The verses in Who Are You lean back super slow, but with a relentless rhythm; sometimes Ansah completes the whole bar and keeps rapping half-way through the next, to the point where you think he might run out of breath. “Usually I write just how I hear it in my head, and then I have to learn how to maintain my breath, to breathe at the right time,” the Ghana-born, Canberra-grown, humble and goofy musician says of his process. “I definitely write it how I think it needs to come across, and then I teach myself how to actually perform it.” In this track as well as For Me and Company I Keep, we also get to hear the man’s sweet singing voice. “I like singing – but I’m definitely not a singer,” he smiles. “My mum has always been in a church choir, and I used to play in their band as a guitarist, in my yesterdays. Then my voice broke and I realised I couldn’t sing. But any opportunity I get to sing a little bit, especially in the context of this album – I can mask it around other people’s voices. That’s a little secret. I just put someone who can sing over the top of me, and bury myself in there somewhere.”

Company I Keep includes electric keys, a syncopated hi-hat beat with limber rimshots, and a plucked double bass – there’s an Andre 3000 air to it, especially in the Dracula’s Wedding sense of its lyrics questioning whether to run to or from a particular girl. “Jazz is f-cking dope – I wouldn’t be able to tell you anything, really, about jazz, but I’ve always got it playing,” Ansah laughs.
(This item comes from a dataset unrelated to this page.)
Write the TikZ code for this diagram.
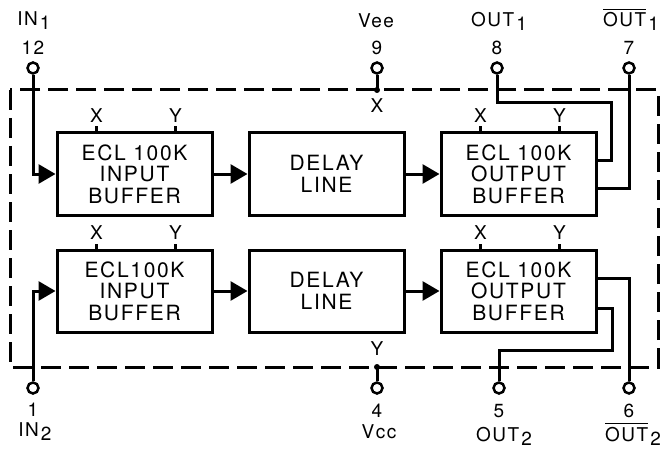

The fantastically spirited Barred – a stand-out from the tracklist – features a sampled monologue about Indigenous Australians delivered by a terribly shrewd and eloquent, but very cuss-happy, Aussie man. He’s clearly no politician. “He’s quite the dude,” Kojo laughs. “His name is Tony Mann – he’s a mastering engineer from Melbourne. He puts up these motivational videos, or him just ranting about stuff… this one just really resonated with me. But I made sure to open it with him saying ‘I’m not an expert on all of it.’”
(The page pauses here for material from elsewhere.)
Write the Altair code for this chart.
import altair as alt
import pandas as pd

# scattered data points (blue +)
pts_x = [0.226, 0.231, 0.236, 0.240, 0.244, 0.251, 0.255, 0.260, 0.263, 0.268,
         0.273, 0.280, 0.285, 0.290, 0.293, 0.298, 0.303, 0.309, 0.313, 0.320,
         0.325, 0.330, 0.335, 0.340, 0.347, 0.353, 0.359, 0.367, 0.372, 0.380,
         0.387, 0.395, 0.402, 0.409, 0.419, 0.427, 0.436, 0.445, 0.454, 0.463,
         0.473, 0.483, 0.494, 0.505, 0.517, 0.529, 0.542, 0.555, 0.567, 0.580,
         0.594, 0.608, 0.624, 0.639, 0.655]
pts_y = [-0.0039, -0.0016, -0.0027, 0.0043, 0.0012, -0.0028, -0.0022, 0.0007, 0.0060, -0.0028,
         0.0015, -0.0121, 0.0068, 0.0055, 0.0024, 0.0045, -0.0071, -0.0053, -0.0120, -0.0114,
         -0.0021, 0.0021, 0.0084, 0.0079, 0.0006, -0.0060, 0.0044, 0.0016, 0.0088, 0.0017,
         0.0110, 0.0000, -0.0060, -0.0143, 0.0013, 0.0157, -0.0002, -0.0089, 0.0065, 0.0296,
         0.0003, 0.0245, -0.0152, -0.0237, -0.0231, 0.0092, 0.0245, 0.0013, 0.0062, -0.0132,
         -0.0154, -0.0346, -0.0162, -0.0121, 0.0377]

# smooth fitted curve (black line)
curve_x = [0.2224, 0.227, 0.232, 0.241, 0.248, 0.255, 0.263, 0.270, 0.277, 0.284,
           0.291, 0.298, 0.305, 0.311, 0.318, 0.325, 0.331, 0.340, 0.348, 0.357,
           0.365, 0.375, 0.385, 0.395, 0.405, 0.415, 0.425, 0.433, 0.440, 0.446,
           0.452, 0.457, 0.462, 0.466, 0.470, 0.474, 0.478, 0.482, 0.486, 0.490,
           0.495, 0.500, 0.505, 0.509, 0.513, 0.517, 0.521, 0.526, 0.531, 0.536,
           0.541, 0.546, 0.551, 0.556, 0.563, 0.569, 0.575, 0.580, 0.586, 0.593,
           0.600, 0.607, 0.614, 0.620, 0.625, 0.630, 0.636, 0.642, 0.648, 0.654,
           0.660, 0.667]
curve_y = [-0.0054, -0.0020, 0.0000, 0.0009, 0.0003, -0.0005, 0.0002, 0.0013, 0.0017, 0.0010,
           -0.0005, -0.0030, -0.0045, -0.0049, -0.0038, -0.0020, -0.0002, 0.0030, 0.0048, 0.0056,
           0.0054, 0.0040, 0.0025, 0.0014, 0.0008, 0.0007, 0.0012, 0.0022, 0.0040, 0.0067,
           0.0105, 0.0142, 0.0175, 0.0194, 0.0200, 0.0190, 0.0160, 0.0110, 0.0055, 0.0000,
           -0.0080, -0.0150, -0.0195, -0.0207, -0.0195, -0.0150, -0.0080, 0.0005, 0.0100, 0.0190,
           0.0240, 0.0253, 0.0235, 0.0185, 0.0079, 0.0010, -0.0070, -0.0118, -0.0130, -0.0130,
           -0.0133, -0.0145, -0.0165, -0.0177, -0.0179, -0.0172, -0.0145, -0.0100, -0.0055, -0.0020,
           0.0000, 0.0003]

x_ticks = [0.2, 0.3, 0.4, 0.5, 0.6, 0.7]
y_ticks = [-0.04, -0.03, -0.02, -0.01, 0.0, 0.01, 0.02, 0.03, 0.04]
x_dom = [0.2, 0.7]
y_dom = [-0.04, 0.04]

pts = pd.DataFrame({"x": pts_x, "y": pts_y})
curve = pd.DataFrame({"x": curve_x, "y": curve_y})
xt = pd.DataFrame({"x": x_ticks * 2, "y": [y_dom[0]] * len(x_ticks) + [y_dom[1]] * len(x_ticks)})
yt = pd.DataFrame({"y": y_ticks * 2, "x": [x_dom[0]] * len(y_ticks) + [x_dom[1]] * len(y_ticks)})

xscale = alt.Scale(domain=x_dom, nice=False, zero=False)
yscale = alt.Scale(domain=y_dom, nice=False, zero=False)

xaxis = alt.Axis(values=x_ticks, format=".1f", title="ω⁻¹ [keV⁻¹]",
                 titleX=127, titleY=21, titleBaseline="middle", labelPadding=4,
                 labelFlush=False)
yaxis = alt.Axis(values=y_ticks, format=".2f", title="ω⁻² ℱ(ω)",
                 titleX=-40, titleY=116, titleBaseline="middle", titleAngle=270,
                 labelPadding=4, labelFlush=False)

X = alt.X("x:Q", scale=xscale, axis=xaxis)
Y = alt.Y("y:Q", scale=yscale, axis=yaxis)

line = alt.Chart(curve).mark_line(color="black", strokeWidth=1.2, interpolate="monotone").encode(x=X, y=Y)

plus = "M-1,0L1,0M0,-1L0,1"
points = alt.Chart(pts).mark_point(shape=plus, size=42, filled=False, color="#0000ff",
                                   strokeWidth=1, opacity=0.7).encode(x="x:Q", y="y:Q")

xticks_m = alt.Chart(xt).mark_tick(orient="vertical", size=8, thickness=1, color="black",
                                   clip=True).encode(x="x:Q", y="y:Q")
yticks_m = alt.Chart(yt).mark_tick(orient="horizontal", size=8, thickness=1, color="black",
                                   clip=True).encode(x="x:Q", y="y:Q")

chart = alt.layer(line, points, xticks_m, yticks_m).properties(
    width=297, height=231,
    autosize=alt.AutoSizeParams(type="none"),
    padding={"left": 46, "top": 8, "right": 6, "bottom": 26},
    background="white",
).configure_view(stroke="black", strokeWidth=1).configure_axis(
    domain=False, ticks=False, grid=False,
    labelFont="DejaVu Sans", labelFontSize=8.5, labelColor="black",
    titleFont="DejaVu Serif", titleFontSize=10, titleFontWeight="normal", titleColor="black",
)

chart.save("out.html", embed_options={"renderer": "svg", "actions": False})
The subject of Aboriginal relations is something which gets attention from a few different angles on the album; listening to Ansah’s impassioned thoughts on Barred, one wonders whether he has ever been questioned about why he feels such a strong alignment with the travails of an indigenous people who are not his ‘own’. Ansah actually answers that question, on the album’s closer Never Again. “Three years ago I went back to Ghana,” he elucidates. “I went back for the first time since I came here, since I was five or six. Twenty-odd years [and] I finally went back to the motherland. And that was a massive, eye-opening experience for me – hearing all of that history. Ghana was the hub of the slave trade; Cape Coast Castle was the holding ground, after they captured everyone and before they shipped them off to wherever. Then, when I toured with Ice Cube, [Australian rapper] Briggs was talking to [Cube’s] sons about a particular shooting that happened in the States. He was talking about how everyone here gets in an uproar about it, but that the thing is, that’s happening in the Indigenous community here. Just that statement in itself, I was like, damn. I know nothing about what’s happening with the Indigenous community here. So that, coupled with that trip, set up a whole lot of questions in my mind.”
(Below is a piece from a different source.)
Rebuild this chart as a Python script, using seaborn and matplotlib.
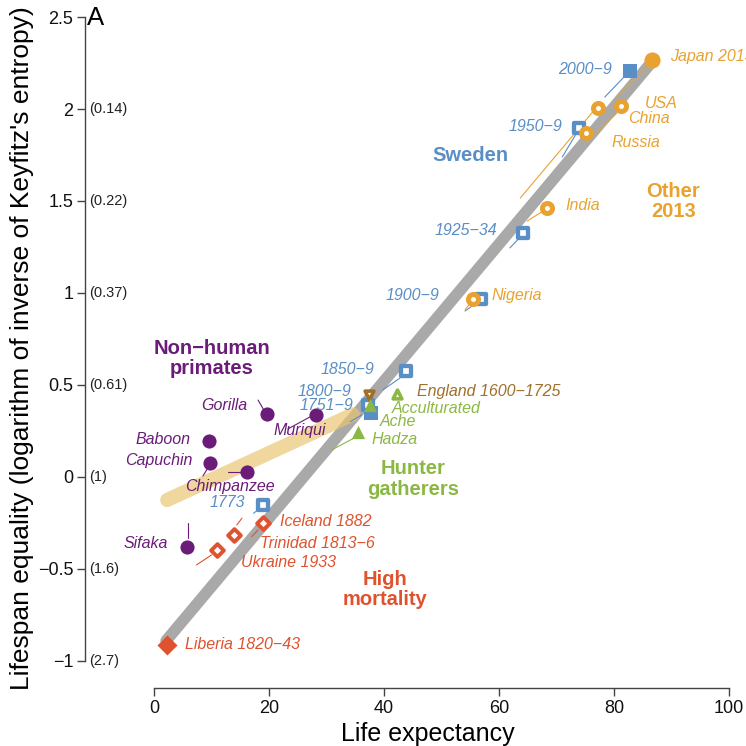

Belly Of The Beast proves that taking the time to centre himself is just as critical as engaging with social issues to Ansah. Opener A Moment To Breathe is this release’s contemplative, lyric-less pause for the self. “In the two years since my last album I’ve been getting into meditation. Just breathing exercises, just to be able to keep myself still. That first song is meant to do exactly that. How often do we take a minute to just stop and breathe? The world we live in is just so hectic… it makes all the difference.”

Belly Of The Beast is out August 25 via ONETWO.